You know if you need to see "The Aristocrats". If you don’t use the "C" word, if it ruins your day when you hear it, stay home. If you’re a religious nut who believes four letter words are the work of the devil, stay home. If you need plot, stay home. But if you’ve ever heard a joke that made you laugh so hard you thought you were going to suffocate, or pee your pants, this movie’s for you. If you ever marveled at how they do it, how they construct these jokes, this movie is for you. If you always wanted to be a member of the club, this movie is for you.
"The Aristocrats" is going to do for comedy what…NOTHING has done for music. It’s the power of DVD. Fuck the theatrical release, it’s just about the buzz, preaching to the converted. But when this flick hits disc, fourteen year olds, TWELVE YEAR OLDS, all over this great nation of ours are going to not only watch it, but STUDY IT! You know kids, they see the DVD once and they know every line. Still, they continue to watch it over and over and over again. It becomes part of their lives, the way 45s were part of ours. And just like listening to 45s made you want to be in the music business, to get closer to that power, that magic, "The Aristocrats" is going to inspire a whole cadre of young ‘uns to become comedians. To hang out in the deli all afternoon trying to crack each other up rather than work in a stuffy office building slaving for the man. What could be more rock and roll?
It’s a hard movie to explain. Because it’s so simple. And although riveting throughout, not letting your mind drift, like a truly great movie, you don’t laugh hysterically from beginning to end. But, when something does reach you, your body starts to writhe, you howl, it’s like hearing "Satisfaction", you’re completely infected, you can’t break loose, you’re fully alive.

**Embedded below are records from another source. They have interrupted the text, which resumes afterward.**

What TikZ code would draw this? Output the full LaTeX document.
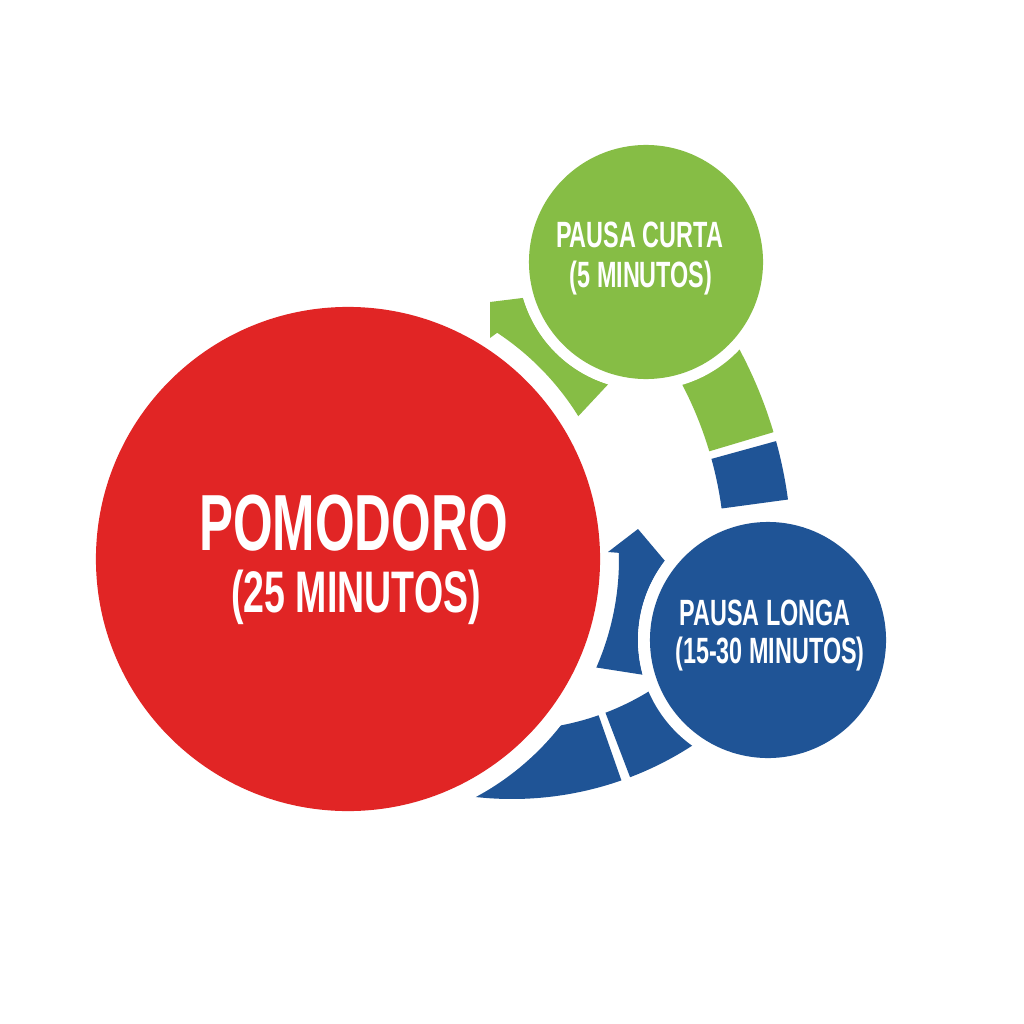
\documentclass[tikz,border=0pt]{standalone}
\usepackage{fontspec}
\newfontfamily\condfont[FakeStretch=0.64]{Liberation Sans}
\usetikzlibrary{calc}
\definecolor{pomred}{HTML}{E12525}
\definecolor{pgreen}{HTML}{86BD45}
\definecolor{pblue}{HTML}{1F5496}
\begin{document}
\begin{tikzpicture}[x=0.025cm, y=-0.025cm,
  lbl/.style={text=white, inner sep=0pt, anchor=base},
  bigtxt/.style={lbl, font=\condfont\bfseries\fontsize{56.6}{60}\selectfont},
  midtxt/.style={lbl, font=\condfont\bfseries\fontsize{41.7}{45}\selectfont},
  smalltxt/.style={lbl, font=\condfont\bfseries\fontsize{26}{30}\selectfont},
  gapdisc/.style={fill=white},
  bubble/.style={circle, inner sep=0pt}
]
\useasboundingbox (0,0) rectangle (1024,1024);
\fill[white] (0,0) rectangle (1024,1024);
\coordinate (R) at (348,559);
\coordinate (G) at (646,262);
\coordinate (B) at (768,640);
\coordinate (C) at (512,468);

% upper band (green part and blue part)
\fill[pgreen] ($(R)+(-32:444)$) arc[start angle=-32,end angle=-16.6,radius=444]
  -- ($(R)+(-16.6:377)$) arc[start angle=-16.6,end angle=-32,radius=377] -- cycle;
\fill[pblue] ($(R)+(-15.4:444)$) arc[start angle=-15.4,end angle=-7.7,radius=444]
  -- ($(R)+(-7.7:377)$) arc[start angle=-7.7,end angle=-15.4,radius=377] -- cycle;

% bottom band (two pieces)
\fill[pblue] ($(C)+(70.7:331)$) arc[start angle=70.7,end angle=105,radius=331]
  -- ($(C)+(105:262)$) arc[start angle=105,end angle=70.7,radius=262] -- cycle;
\fill[pblue] ($(C)+(50:331)$) arc[start angle=50,end angle=69.1,radius=331]
  -- ($(C)+(69.1:262)$) arc[start angle=69.1,end angle=50,radius=262] -- cycle;

% gap around the red circle
\fill[gapdisc] (R) circle (270);

% green arrow
\fill[pgreen] (490,302) -- ($(G)+(163.7:128)$) arc[start angle=163.7,end angle=107.2,radius=128]
  -- ($(R)+(-31.8:271)$) arc[start angle=-31.8,end angle=-56.6,radius=271]
  -- (490,338) -- cycle;

% blue arrow
\fill[pblue] (638,529) -- ($(B)+(217.5:130)$) arc[start angle=217.5,end angle=164.5,radius=130]
  -- ($(R)+(23.6:271)$) arc[start angle=23.6,end angle=-1.3,radius=271]
  -- (608,552) -- cycle;

% gaps around the small circles
\fill[gapdisc] (G) circle (128);
\fill[gapdisc] (B) circle (130);

% circles
\node[bubble, fill=pomred, minimum size=12.6cm] (pomodoro) at (R) {};
\node[bubble, fill=pgreen, minimum size=5.85cm] (curta) at (G) {};
\node[bubble, fill=pblue, minimum size=5.9cm] (longa) at (B) {};

% labels
\node[bigtxt] (t1) at (353.5,550) {POMODORO};
\node[midtxt] (t2) at (356,612) {(25 MINUTOS)};
\node[smalltxt] (t3) at (639.5,248) {PAUSA CURTA};
\node[smalltxt] (t4) at (641,287) {(5 MINUTOS)};
\node[smalltxt] (t5) at (765,625) {PAUSA LONGA};
\node[smalltxt] (t6) at (770,663) {(15-30 MINUTOS)};
\end{tikzpicture}
\end{document}
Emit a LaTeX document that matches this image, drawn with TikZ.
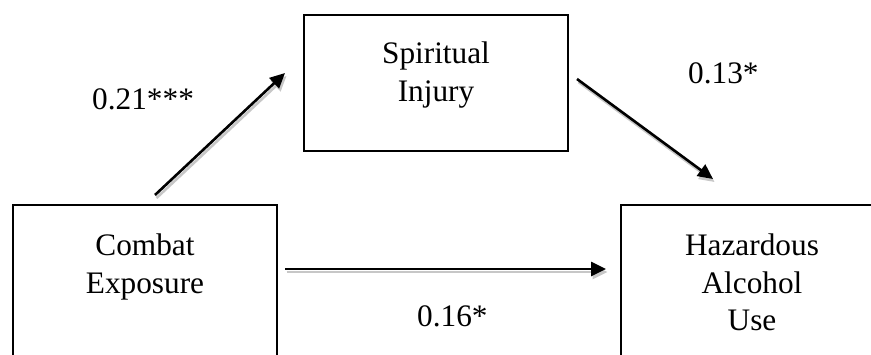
\documentclass[tikz,border=0pt]{standalone}
\usepackage{fontspec}
\setmainfont{Liberation Serif}
\usetikzlibrary{arrows.meta}
\begin{document}
\begin{tikzpicture}[x=1pt,y=-1pt,
  box/.style={draw=black, line width=2pt, inner sep=0pt, anchor=north west},
  boxtext/.style={align=center, inner sep=0pt, anchor=north, font=\fontsize{31.3}{37.5}\selectfont},
  coef/.style={inner sep=0pt, anchor=base west, font=\fontsize{31.3}{37.5}\selectfont},
  link/.style={line width=2.6pt, draw=black, -{Triangle[length=15pt,width=14pt]}},
  linkshadow/.style={line width=2.6pt, draw=black!22, -{Triangle[length=15pt,width=14pt]}}
]
\useasboundingbox (0,0) rectangle (871,354);
\clip (0,0) rectangle (871,354);

% boxes
\node[box, minimum width=264pt, minimum height=136pt] (si) at (303,14) {};
\node[box, minimum width=264pt, minimum height=216pt] (ce) at (12,204) {};
\node[box, minimum width=262pt, minimum height=216pt] (ha) at (620,204) {};

% box texts
\node[boxtext] (sit) at ([shift={(0,27.6)}]si.north) {Spiritual\\Injury};
\node[boxtext] (cet) at ([shift={(0,29.6)}]ce.north) {Combat\\Exposure};
\node[boxtext] (hat) at ([shift={(0,29.6)}]ha.north) {Hazardous\\Alcohol\\Use};

% connector end points
\coordinate (a1s) at (155,195);
\coordinate (a1e) at (285,73);
\coordinate (a2s) at (577,79);
\coordinate (a2e) at (713,179);
\coordinate (a3s) at (285,269);
\coordinate (a3e) at (606,269);

% shadows
\draw[linkshadow] ([shift={(1.5,3)}]a1s) -- ([shift={(1.5,3)}]a1e);
\draw[linkshadow] ([shift={(1.5,3)}]a2s) -- ([shift={(1.5,3)}]a2e);
\draw[linkshadow] ([shift={(1.5,3)}]a3s) -- ([shift={(1.5,3)}]a3e);

% arrows
\draw[link] (a1s) -- (a1e);
\draw[link] (a2s) -- (a2e);
\draw[link] (a3s) -- (a3e);

% coefficients
\node[coef] (c1) at (92,109) {0.21***};
\node[coef] (c2) at (688,83) {0.13*};
\node[coef] (c3) at (417,326) {0.16*};
\end{tikzpicture}
\end{document}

And it’s educational too. I’m not going to give up the secrets I divined, I don’t want you to steal the building blocks of my material. But that’s what it takes. If you don’t know the scales, you can’t play music. If you don’t know what makes a great story, you can’t tell jokes and you can’t write.
The absolute highlight is Kevin Pollak. When he tells the joke in the voice of Christopher Walken you’re mesmerized at the juxtaposition. This little Jewish guy embodying the bizarre New York actor telling this vile story in a halting voice that resembles no other. How did Kevin COME UP WITH THIS? That’s the essence of great art. Creating something so OUT THERE that those exposed can only marvel, wondering WHAT POSSESSED YOU! That’s what we revere. Pure inspiration. Genius.